I walked out of the dark black room into the cold rain. I checked that tourist hot spot off my list and I headed off to see St. Basils cathedral. The memory of Lenin, just like my friend, placed back into the confines of my memory. Stored for processing at a later date.
The fourth dead body was in New York city on a beautiful spring day. The type of warm day that invites people to go outside and enjoy the fresh air. The sidewalks were filled with people coming and going. A nice view from the median strip in the middle of Park Avenue looked like the perfect place to draw.
After about an hour of sketching, a police officer came up and asked what I was doing. I showed him my sketch and we proceeded to talk for a bit. Suddenly a loud screeching of tires broke our conversation. We instinctually turned and looked across the street to see a car, less than thirty feet away, squealing it’s tires as it slammed into the side of another car then proceeded to push both cars onto the side walk.
Unlike the previous memories of death, where the bodies were still and frozen, this animated scene stayed with me in a more direct way. It was like a train wreck that you can’t stop looking towards. Once I saw what was happening, I tried to look away. In a split second I already knew I didn’t want to see this happening. People are only made up of what they see and do. I didn’t want these images to be part of me, but it was too late.
Although I tried to turn my head, I didn’t look away fast enough to stop the scene from being etched into my memory forever. The loud sound of crunching metal. Shards of glass hanging frozen in the air. The christmas like jingle glass makes as it shatters. The slow lurching of the cars over the curb into the crowd. Arms holding shopping bags stretched outward in unnatural angles. Weightless bodies suspended in the air. Bodies crushed into the side of the building. Every aspect frozen in vivid details.
A split second later, when I eventually turned my head away, I looked at the face of the police officer. The color instantly fell away from his face to be replaced with a ghostly white pale. His eyes widened. His body slouched. A look of resignation and horror surrounded him. His whole body sighed with the realization of what was unfolding.

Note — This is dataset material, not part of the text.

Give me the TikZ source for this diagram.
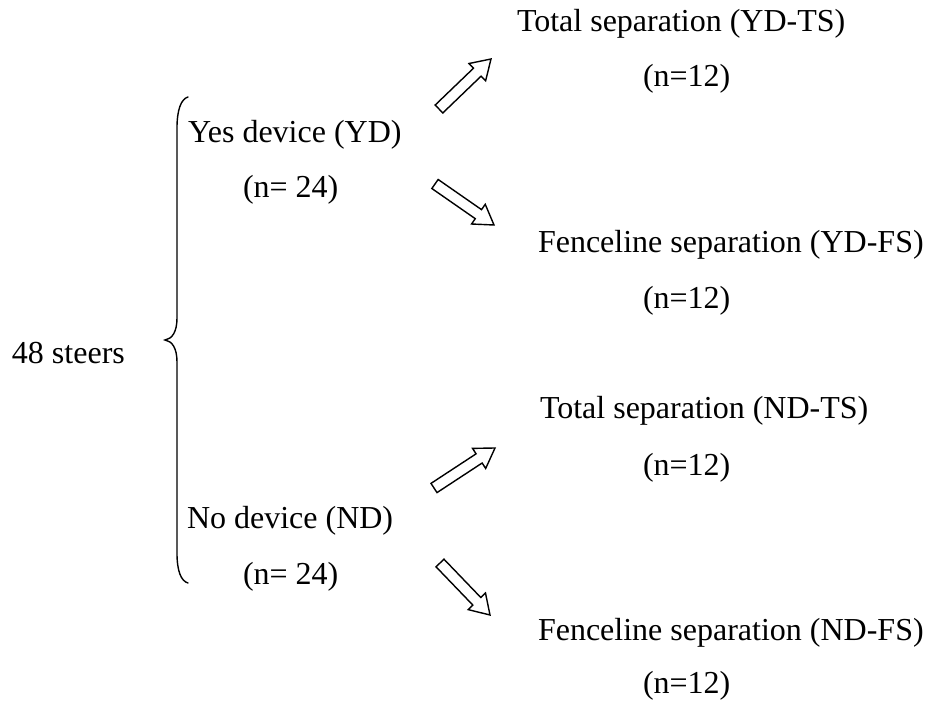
\documentclass[tikz,border=0pt]{standalone}
\usepackage{fontspec}
\setmainfont{Liberation Serif}
\usetikzlibrary{calc}
\tikzset{
  lbl/.style={anchor=base west, inner sep=0pt, outer sep=0pt, font=\fontsize{32}{38}\selectfont},
  blockarrow/.style={draw=black, fill=white, line width=1.4pt, line join=miter},
  bracestyle/.style={draw=black, line width=1.4pt, line cap=round}
}
\newcommand{\blkarrow}[2]{%
  \coordinate (#1-b) at ($(#2)!19pt!(#1)$);
  \draw[blockarrow] ($(#1)!5.5pt!90:(#2)$) -- ($(#1-b)!5.5pt!90:(#2)$) -- ($(#1-b)!12pt!90:(#2)$) -- (#2)
    -- ($(#1-b)!12pt!-90:(#2)$) -- ($(#1-b)!5.5pt!-90:(#2)$) -- ($(#1)!5.5pt!-90:(#2)$) -- cycle;}
\begin{document}
\begin{tikzpicture}[x=1pt,y=-1pt]
\useasboundingbox (0,0) rectangle (930,706);
% texts
\node[lbl] (steers) at (12,363) {48 steers};
\node[lbl] (yd) at (188,143) {Yes device (YD)};
\node[lbl] (ydn) at (243,197) {(n= 24)};
\node[lbl] (nd) at (187,528) {No device (ND)};
\node[lbl] (ndn) at (243,584) {(n= 24)};
\node[lbl] (ydts) at (517,32) {Total separation (YD-TS)};
\node[lbl] (ydtsn) at (643,87) {(n=12)};
\node[lbl] (ydfs) at (538,253) {Fenceline separation (YD-FS)};
\node[lbl] (ydfsn) at (643,308) {(n=12)};
\node[lbl] (ndts) at (540,418) {Total separation (ND-TS)};
\node[lbl] (ndtsn) at (643,475) {(n=12)};
\node[lbl] (ndfs) at (538,640) {Fenceline separation (ND-FS)};
\node[lbl] (ndfsn) at (643,693) {(n=12)};
% brace
\draw[bracestyle] (188,97) .. controls (181,99) and (177,110) .. (177,128)
  -- (177,318) .. controls (177,332) and (172,339) .. (165,340)
  .. controls (172,341) and (177,348) .. (177,362)
  -- (177,553) .. controls (177,571) and (181,581) .. (188,583);
% arrow ends
\coordinate (a1t) at (439,109);
\coordinate (a1h) at (491,59);
\coordinate (a2t) at (435,184);
\coordinate (a2h) at (494,225);
\coordinate (a3t) at (434,488);
\coordinate (a3h) at (495,448);
\coordinate (a4t) at (440,563);
\coordinate (a4h) at (490,615);
\blkarrow{a1t}{a1h}
\blkarrow{a2t}{a2h}
\blkarrow{a3t}{a3h}
\blkarrow{a4t}{a4h}
\end{tikzpicture}
\end{document}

Just as fast as his countenance turned to horror, he suddenly jerked upright. His eyes narrowed with determination and he sprang into action and sprinted over to the chaos.
It was remarkable to see the changes a person can go through so quickly. One moment his eyes are light with jovial conversation, then utter horror followed by determination. It all happened in microseconds.
Just a moment ago people were walking along a street like everyone else in the city simply enjoying a beautiful Sunday afternoon. Then they weren’t. I gathered up my belongings and walked away. I didn’t want to gawk and add to the already burgeoning size of the onlookers. A fog fell over my mind as I fought the crowd walking in the opposite direction. I felt the body of people brushing past me walking fast towards the incident. I heard people curious to see what happened, asking questions to each other or talking on their phones eager to share dramatic news.
A half block later, I turned a corner and everything was calm. The city was the same as it had always been. Happy people walking having inconsequential conversations, couples holding hands, people with shopping bags. No one realized what happened a half a block away. It was surreal to witness something so horrific so close and then to be whisked away into another peaceful world a mere block away. The calm feeling of a beautiful afternoon surrounded me but I felt alone, out of place and fragile.
Those were the only times I’ve seen dead people so far.